As necessary, you can disable search integration for a bucket using either of the following methods:

  • Select STORAGE (S3) > Buckets and clear the Enable search integration checkbox.

  • If you are using the S3 API directly, use a DELETE Bucket metadata notification request. See the instructions for implementing S3 client applications.

Example: Metadata notification configuration that applies to all objects

In this example, object metadata for all objects is sent to the same destination.

<MetadataNotificationConfiguration>
    <Rule>
        <ID>Rule-1</ID>
        <Status>Enabled</Status>
        <Prefix></Prefix>
        <Destination>
           <Urn>urn:myes:es:::sgws-notifications/test1/all</Urn>
        </Destination>
    </Rule>
</MetadataNotificationConfiguration>

Example: Metadata notification configuration with two rules

In this example, object metadata for objects that match the prefix /images is sent to one destination, while object metadata for objects that match the prefix /videos is sent to a second destination.

<MetadataNotificationConfiguration>
    <Rule>
        <ID>Images-rule</ID>
        <Status>Enabled</Status>
        <Prefix>/images</Prefix>
        <Destination>
           <Urn>arn:aws:es:us-east-1:3333333:domain/es-domain/graphics/imagetype</Urn>
        </Destination>
    </Rule>
    <Rule>
        <ID>Videos-rule</ID>
        <Status>Enabled</Status>
        <Prefix>/videos</Prefix>
        <Destination>
           <Urn>arn:aws:es:us-west-1:22222222:domain/es-domain/graphics/videotype</Urn>
        </Destination>
    </Rule>
</MetadataNotificationConfiguration>

Metadata notification format

When you enable the search integration service for a bucket, a JSON document is generated and sent to the destination endpoint each time object metadata or tags are added, updated, or deleted.
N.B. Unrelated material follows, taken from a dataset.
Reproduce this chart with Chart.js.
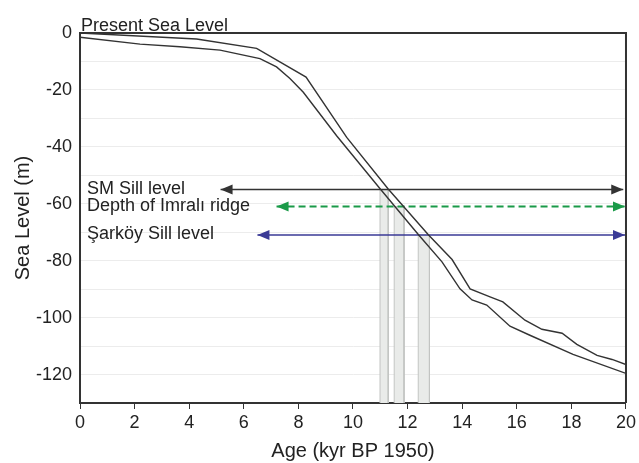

This example shows an example of the JSON that could be generated when an object with the key SGWS/Tagging.txt is created in a bucket named test. The test bucket is not versioned, so the versionId tag is empty.

{
  "bucket": "test",
  "key": "SGWS/Tagging.txt",
  "versionId": "",
  "accountId": "86928401983529626822",
  "size": 38,
  "md5": "3d6c7634a85436eee06d43415012855",
  "region":"us-east-1",
  "metadata": {
    "age": "25"
  },
  "tags": {
    "color": "yellow"
  }
}

Fields included in the JSON document

The document name includes the bucket name, object name, and version ID if present.

Bucket and object information

bucket: Name of the bucket

key: Object key name

versionID: Object version, for objects in versioned buckets

region: Bucket region, for example us-east-1

System metadata

size: Object size (in bytes) as visible to an HTTP client

md5: Object hash

User metadata

metadata: All user metadata for the object, as key-value pairs

key:value

Tags

tags: All object tags defined for the object, as key-value pairs

key:value

How to view results in Elasticsearch

For tags and user metadata, StorageGRID passes dates and numbers to Elasticsearch as strings or as S3 event notifications. To configure Elasticsearch to interpret these strings as dates or numbers, follow the Elasticsearch instructions for dynamic field mapping and for mapping date formats. Enable the dynamic field mappings on the index before you configure the search integration service. After a document is indexed, you can't edit the document's field types in the index.